Trois juges, dont le juge français, ont émis une opinion dissidente, critiquant cet avis dont ils soulignent la fragilité des bases juridiques. Le fait que cette instance soit présidée par un Libanais, Nawaf Salam, ancien ambassadeur du Liban à l’ONU, qui a voté plus de 200 fois en faveur de résolutions contre Israël, pose un problème majeur de conflit d’intérêts.
Je pense que l’ONU est malade, parce que les pays occidentaux sont faibles.
Nous avons donc une CIJ qui s’est montrée partisane, un Office qui a manifestement contribué à endoctriner la jeunesse de Gaza, voire, pour certains agents, a été complice d’actes de terrorisme, et un secrétaire général des Nations unies qui se compromet en acceptant d’exclure les femmes d’Afghanistan, en violation de toutes les conventions internationales sur les droits humains ; et ce sont ces mêmes personnes qui seraient favorites pour un prix Nobel de la paix ? Pourquoi pas le guide suprême iranien Khamenei !
Qu’est-ce que ça dit de l’état de notre monde ?
Je pense que l’ONU est malade, parce que les pays occidentaux sont faibles et ne parviennent plus à affirmer leur attachement aux valeurs essentielles. Le Conseil de sécurité est paralysé et l’Assemblée générale composée d’une majorité de régimes autoritaires a pris la main. Aussi, l’ONU semble devenir l’espace privilégié de remise en cause des valeurs universelles au fondement de sa création en 1945.
Est-elle réformable ?
Cela dépend des Américains essentiellement, mais aussi de l’Europe. Malheureusement, l’Europe est affaiblie. Elle est incapable de voter solidairement, comme on l’a vu avec de récentes propositions de résolution sur le conflit israélo-arabe. Je le regrette, car il n’existe aucune alternative à l’Europe et c’est un miracle qu’elle existe encore, et il faut tout faire pour que ce miracle se pérennise.
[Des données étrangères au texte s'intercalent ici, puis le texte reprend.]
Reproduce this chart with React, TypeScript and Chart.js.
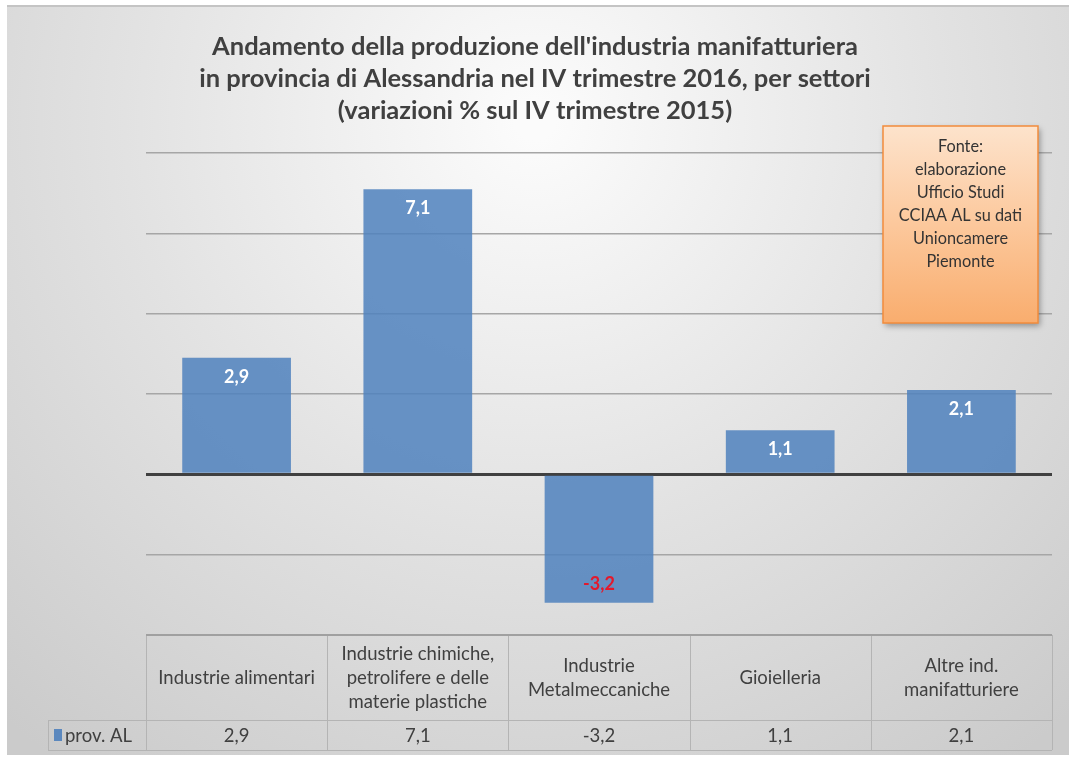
import React, { useEffect, useRef } from "react";
import { Chart, registerables } from "chart.js";

Chart.register(...registerables);

const categories: string[][] = [
  ["Industrie alimentari"],
  ["Industrie chimiche,", "petrolifere e delle", "materie plastiche"],
  ["Industrie", "Metalmeccaniche"],
  ["Gioielleria"],
  ["Altre ind.", "manifatturiere"],
];
const seriesName = "prov. AL";
const values = [2.9, 7.1, -3.2, 1.1, 2.1];
const titleLines = [
  "Andamento della produzione dell'industria manifatturiera",
  "in provincia di Alessandria nel IV trimestre 2016, per settori",
  "(variazioni % sul IV trimestre 2015)",
];
const noteLines = ["Fonte:", "elaborazione", "Ufficio Studi", "CCIAA AL su dati", "Unioncamere", "Piemonte"];
const fmt = (v: number) => v.toFixed(1).replace(".", ",");

const FONT = "Lato, 'Open Sans', sans-serif";

const bgPlugin = {
  id: "bg",
  beforeDraw(chart: any) {
    const ctx = chart.ctx;
    ctx.save();
    ctx.fillStyle = "#ffffff";
    ctx.fillRect(0, 0, chart.width, chart.height);
    const g = ctx.createRadialGradient(535, 120, 20, 535, 120, 800);
    g.addColorStop(0, "#fbfbfb");
    g.addColorStop(0.5, "#e2e2e2");
    g.addColorStop(1, "#cbcbcb");
    ctx.fillStyle = g;
    ctx.fillRect(7, 6, 1062, 749);
    ctx.fillStyle = "#c4c4c4";
    ctx.fillRect(7, 5, 1062, 2);
    // title
    ctx.fillStyle = "#404040";
    ctx.font = `bold 25.5px ${FONT}`;
    ctx.textAlign = "center";
    ctx.textBaseline = "middle";
    titleLines.forEach((t, i) => ctx.fillText(t, 535, 47 + i * 32));
    ctx.restore();
  },
};

const overlayPlugin = {
  id: "overlay",
  afterDraw(chart: any) {
    const ctx = chart.ctx;
    const xs = chart.scales.x;
    const ca = chart.chartArea;
    const n = categories.length;
    const step = (ca.right - ca.left) / n;
    ctx.save();
    // data labels
    const meta = chart.getDatasetMeta(0);
    ctx.font = `bold 18px ${FONT}`;
    ctx.textAlign = "center";
    ctx.textBaseline = "middle";
    meta.data.forEach((el: any, i: number) => {
      const v = values[i];
      if (v >= 0) {
        ctx.fillStyle = "#ffffff";
        ctx.fillText(fmt(v), el.x, el.y + 19);
      } else {
        ctx.fillStyle = "#e3192c";
        ctx.fillText(fmt(v), el.x, el.y - 19);
      }
    });

    // table
    const top = ca.bottom;
    const mid = top + 85;
    const bot = mid + 30;
    const legL = 48;
    ctx.strokeStyle = "#b4b4b4";
    ctx.lineWidth = 1;
    ctx.beginPath();
    ctx.moveTo(legL, mid + 0.5); ctx.lineTo(ca.right, mid + 0.5);
    ctx.moveTo(legL, bot + 0.5); ctx.lineTo(ca.right, bot + 0.5);
    ctx.moveTo(legL + 0.5, mid); ctx.lineTo(legL + 0.5, bot);
    for (let i = 0; i <= n; i++) {
      const x = Math.round(ca.left + i * step) + 0.5;
      ctx.moveTo(x, top); ctx.lineTo(x, bot);
    }
    ctx.stroke();
    ctx.strokeStyle = "#a0a0a0";
    ctx.lineWidth = 2;
    ctx.beginPath();
    ctx.moveTo(ca.left, top); ctx.lineTo(ca.right, top);
    ctx.stroke();

    ctx.fillStyle = "#404040";
    ctx.font = `18.5px ${FONT}`;
    categories.forEach((lines, i) => {
      const cx = xs.getPixelForValue(i);
      const cy = (top + mid) / 2 + 1;
      lines.forEach((l, j) => ctx.fillText(l, cx, cy + (j - (lines.length - 1) / 2) * 24));
      ctx.fillText(fmt(values[i]), cx, (mid + bot) / 2 + 1);
    });
    ctx.fillStyle = "rgba(79,129,189,0.9)";
    ctx.fillRect(54, 729, 8, 12);
    ctx.fillStyle = "#404040";
    ctx.textAlign = "left";
    ctx.fillText(seriesName, 65, (mid + bot) / 2 + 1);

    // note box
    const bx = 883, by = 126, bw = 155, bh = 197;
    ctx.save();
    ctx.shadowColor = "rgba(0,0,0,0.35)";
    ctx.shadowBlur = 6;
    ctx.shadowOffsetX = 2;
    ctx.shadowOffsetY = 3;
    const g = ctx.createLinearGradient(0, by, 0, by + bh);
    g.addColorStop(0, "#fde3cc");
    g.addColorStop(0.5, "#fcc89c");
    g.addColorStop(1, "#f9ad6e");
    ctx.fillStyle = g;
    ctx.fillRect(bx, by, bw, bh);
    ctx.restore();
    ctx.strokeStyle = "#f28c3c";
    ctx.lineWidth = 1.5;
    ctx.strokeRect(bx, by, bw, bh);
    ctx.fillStyle = "#333333";
    ctx.textAlign = "center";
    ctx.font = `16.3px ${FONT}`;
    noteLines.forEach((l, i) => ctx.fillText(l, bx + bw / 2, 147 + i * 23));
    ctx.restore();
  },
};

export default function App() {
  const ref = useRef<HTMLCanvasElement | null>(null);
  useEffect(() => {
    if (!ref.current) return;
    const chart = new Chart(ref.current, {
      type: "bar",
      data: {
        labels: categories.map((c) => c.join(" ")),
        datasets: [
          {
            label: seriesName,
            data: values,
            backgroundColor: "rgba(79,129,189,0.85)",
            borderWidth: 0,
            categoryPercentage: 1,
            barPercentage: 0.6,
          },
        ],
      },
      options: {
        animation: false,
        responsive: false,
        layout: { padding: { left: 146, right: 17, top: 153, bottom: 122 } },
        plugins: { legend: { display: false }, title: { display: false }, tooltip: { enabled: false } },
        scales: {
          x: { display: false },
          y: {
            min: -4,
            max: 8,
            ticks: { display: false, stepSize: 2 },
            border: { display: false },
            grid: {
              drawTicks: false,
              color: (c: any) => (c.tick && c.tick.value === 0 ? "#404040" : c.tick && c.tick.value === -4 ? "rgba(0,0,0,0)" : "#a6a6a6"),
              lineWidth: (c: any) => (c.tick && c.tick.value === 0 ? 3 : 1.5),
              z: 0,
            },
          },
        },
      },
      plugins: [bgPlugin, overlayPlugin],
    });
    return () => chart.destroy();
  }, []);
  return (
    <div style={{ position: "fixed", left: 0, top: 0, width: 1069, height: 757 }}>
      <canvas ref={ref} width={1069} height={757} style={{ display: "block", width: 1069, height: 757 }} />
    </div>
  );
}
Qui aimeriez-vous voir récompenser du Nobel de la paix ?
Sans hésiter, je récompenserais Hillel Neuer, le directeur général d’UN Watch, une ONG qui se bat depuis des décennies, avec peu de moyens, pour dénoncer les errements de l’ONU, en particulier à travers l’Unrwa et certains de ses rapporteurs spéciaux cooptés par le Conseil des droits de l’homme, comme Mme Francesca Albanese que la France et l’Allemagne ont condamnée pour ses propos antisémites.